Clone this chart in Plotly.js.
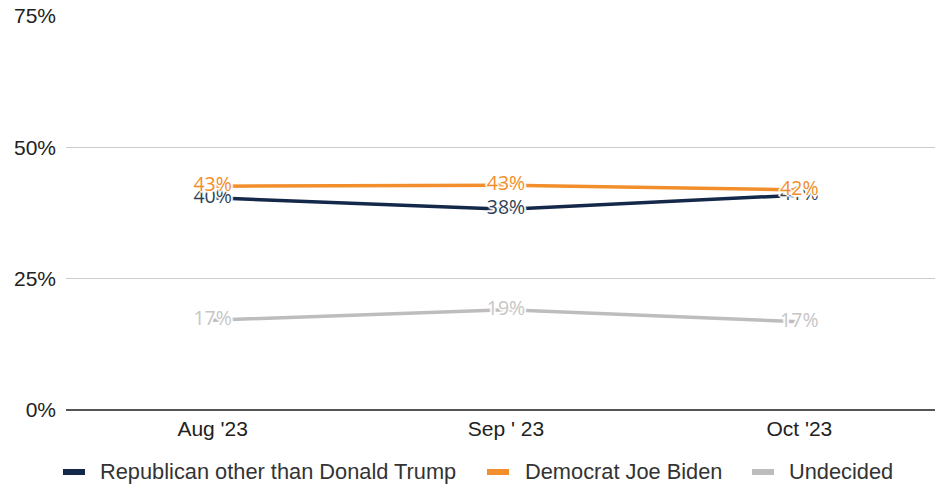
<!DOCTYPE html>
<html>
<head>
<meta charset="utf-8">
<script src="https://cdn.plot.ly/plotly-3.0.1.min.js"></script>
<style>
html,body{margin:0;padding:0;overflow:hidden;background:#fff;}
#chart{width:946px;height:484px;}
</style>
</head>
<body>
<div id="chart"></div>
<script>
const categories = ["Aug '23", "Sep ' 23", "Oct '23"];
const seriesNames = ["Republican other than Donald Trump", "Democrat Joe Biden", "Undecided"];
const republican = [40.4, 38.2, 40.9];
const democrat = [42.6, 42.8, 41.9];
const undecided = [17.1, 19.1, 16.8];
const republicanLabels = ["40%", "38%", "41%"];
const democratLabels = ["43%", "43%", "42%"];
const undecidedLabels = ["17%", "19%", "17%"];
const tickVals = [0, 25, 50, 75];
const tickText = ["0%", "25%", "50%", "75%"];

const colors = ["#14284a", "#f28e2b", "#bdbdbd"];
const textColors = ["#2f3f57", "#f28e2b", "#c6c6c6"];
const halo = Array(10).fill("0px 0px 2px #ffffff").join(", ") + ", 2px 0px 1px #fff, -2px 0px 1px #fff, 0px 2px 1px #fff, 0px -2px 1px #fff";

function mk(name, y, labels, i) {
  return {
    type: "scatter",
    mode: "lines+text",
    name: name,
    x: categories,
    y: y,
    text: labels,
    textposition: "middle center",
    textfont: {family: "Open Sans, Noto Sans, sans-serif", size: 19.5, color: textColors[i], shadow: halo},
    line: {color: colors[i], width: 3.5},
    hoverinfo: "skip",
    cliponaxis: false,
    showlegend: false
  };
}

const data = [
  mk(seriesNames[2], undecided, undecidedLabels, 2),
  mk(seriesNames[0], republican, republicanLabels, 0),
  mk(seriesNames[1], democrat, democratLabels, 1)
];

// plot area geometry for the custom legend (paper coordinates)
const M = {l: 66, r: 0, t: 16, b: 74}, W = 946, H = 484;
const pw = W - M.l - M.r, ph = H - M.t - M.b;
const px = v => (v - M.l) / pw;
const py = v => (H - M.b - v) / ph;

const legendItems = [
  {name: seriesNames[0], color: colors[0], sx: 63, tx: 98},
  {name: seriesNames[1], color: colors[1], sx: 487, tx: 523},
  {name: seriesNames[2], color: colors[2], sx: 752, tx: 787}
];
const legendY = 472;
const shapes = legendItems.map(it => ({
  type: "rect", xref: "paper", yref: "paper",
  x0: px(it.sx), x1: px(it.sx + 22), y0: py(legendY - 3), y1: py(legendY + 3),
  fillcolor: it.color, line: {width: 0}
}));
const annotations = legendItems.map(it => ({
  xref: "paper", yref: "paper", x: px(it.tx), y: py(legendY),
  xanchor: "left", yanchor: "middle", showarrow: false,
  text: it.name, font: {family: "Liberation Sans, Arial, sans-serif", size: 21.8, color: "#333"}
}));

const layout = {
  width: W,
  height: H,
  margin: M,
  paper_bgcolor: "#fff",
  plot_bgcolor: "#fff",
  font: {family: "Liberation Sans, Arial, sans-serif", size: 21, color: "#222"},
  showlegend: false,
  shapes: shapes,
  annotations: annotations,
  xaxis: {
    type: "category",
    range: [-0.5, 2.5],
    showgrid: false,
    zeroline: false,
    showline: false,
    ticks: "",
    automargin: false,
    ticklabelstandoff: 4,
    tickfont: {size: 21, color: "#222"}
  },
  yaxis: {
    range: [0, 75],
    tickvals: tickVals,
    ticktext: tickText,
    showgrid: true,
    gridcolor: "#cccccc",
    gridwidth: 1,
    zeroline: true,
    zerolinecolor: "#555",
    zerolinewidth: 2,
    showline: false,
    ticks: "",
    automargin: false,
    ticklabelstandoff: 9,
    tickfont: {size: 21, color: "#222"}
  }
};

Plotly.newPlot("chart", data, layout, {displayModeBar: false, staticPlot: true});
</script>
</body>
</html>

■ **AIM OF THE EXERCISE**: All of the material above is to be copied exactly, except for its images.

■ **ANSWER**:
Clone this chart in Plotly.js.
<!DOCTYPE html>
<html>
<head>
<meta charset="utf-8">
<script src="https://cdn.plot.ly/plotly-3.0.1.min.js"></script>
<style>
html,body{margin:0;padding:0;overflow:hidden;background:#fff;}
#chart{width:946px;height:484px;}
</style>
</head>
<body>
<div id="chart"></div>
<script>
const categories = ["Aug '23", "Sep ' 23", "Oct '23"];
const seriesNames = ["Republican other than Donald Trump", "Democrat Joe Biden", "Undecided"];
const republican = [40.4, 38.2, 40.9];
const democrat = [42.6, 42.8, 41.9];
const undecided = [17.1, 19.1, 16.8];
const republicanLabels = ["40%", "38%", "41%"];
const democratLabels = ["43%", "43%", "42%"];
const undecidedLabels = ["17%", "19%", "17%"];
const tickVals = [0, 25, 50, 75];
const tickText = ["0%", "25%", "50%", "75%"];

const colors = ["#14284a", "#f28e2b", "#bdbdbd"];
const textColors = ["#2f3f57", "#f28e2b", "#c6c6c6"];
const halo = Array(10).fill("0px 0px 2px #ffffff").join(", ") + ", 2px 0px 1px #fff, -2px 0px 1px #fff, 0px 2px 1px #fff, 0px -2px 1px #fff";

function mk(name, y, labels, i) {
  return {
    type: "scatter",
    mode: "lines+text",
    name: name,
    x: categories,
    y: y,
    text: labels,
    textposition: "middle center",
    textfont: {family: "Open Sans, Noto Sans, sans-serif", size: 19.5, color: textColors[i], shadow: halo},
    line: {color: colors[i], width: 3.5},
    hoverinfo: "skip",
    cliponaxis: false,
    showlegend: false
  };
}

const data = [
  mk(seriesNames[2], undecided, undecidedLabels, 2),
  mk(seriesNames[0], republican, republicanLabels, 0),
  mk(seriesNames[1], democrat, democratLabels, 1)
];

// plot area geometry for the custom legend (paper coordinates)
const M = {l: 66, r: 0, t: 16, b: 74}, W = 946, H = 484;
const pw = W - M.l - M.r, ph = H - M.t - M.b;
const px = v => (v - M.l) / pw;
const py = v => (H - M.b - v) / ph;

const legendItems = [
  {name: seriesNames[0], color: colors[0], sx: 63, tx: 98},
  {name: seriesNames[1], color: colors[1], sx: 487, tx: 523},
  {name: seriesNames[2], color: colors[2], sx: 752, tx: 787}
];
const legendY = 472;
const shapes = legendItems.map(it => ({
  type: "rect", xref: "paper", yref: "paper",
  x0: px(it.sx), x1: px(it.sx + 22), y0: py(legendY - 3), y1: py(legendY + 3),
  fillcolor: it.color, line: {width: 0}
}));
const annotations = legendItems.map(it => ({
  xref: "paper", yref: "paper", x: px(it.tx), y: py(legendY),
  xanchor: "left", yanchor: "middle", showarrow: false,
  text: it.name, font: {family: "Liberation Sans, Arial, sans-serif", size: 21.8, color: "#333"}
}));

const layout = {
  width: W,
  height: H,
  margin: M,
  paper_bgcolor: "#fff",
  plot_bgcolor: "#fff",
  font: {family: "Liberation Sans, Arial, sans-serif", size: 21, color: "#222"},
  showlegend: false,
  shapes: shapes,
  annotations: annotations,
  xaxis: {
    type: "category",
    range: [-0.5, 2.5],
    showgrid: false,
    zeroline: false,
    showline: false,
    ticks: "",
    automargin: false,
    ticklabelstandoff: 4,
    tickfont: {size: 21, color: "#222"}
  },
  yaxis: {
    range: [0, 75],
    tickvals: tickVals,
    ticktext: tickText,
    showgrid: true,
    gridcolor: "#cccccc",
    gridwidth: 1,
    zeroline: true,
    zerolinecolor: "#555",
    zerolinewidth: 2,
    showline: false,
    ticks: "",
    automargin: false,
    ticklabelstandoff: 9,
    tickfont: {size: 21, color: "#222"}
  }
};

Plotly.newPlot("chart", data, layout, {displayModeBar: false, staticPlot: true});
</script>
</body>
</html>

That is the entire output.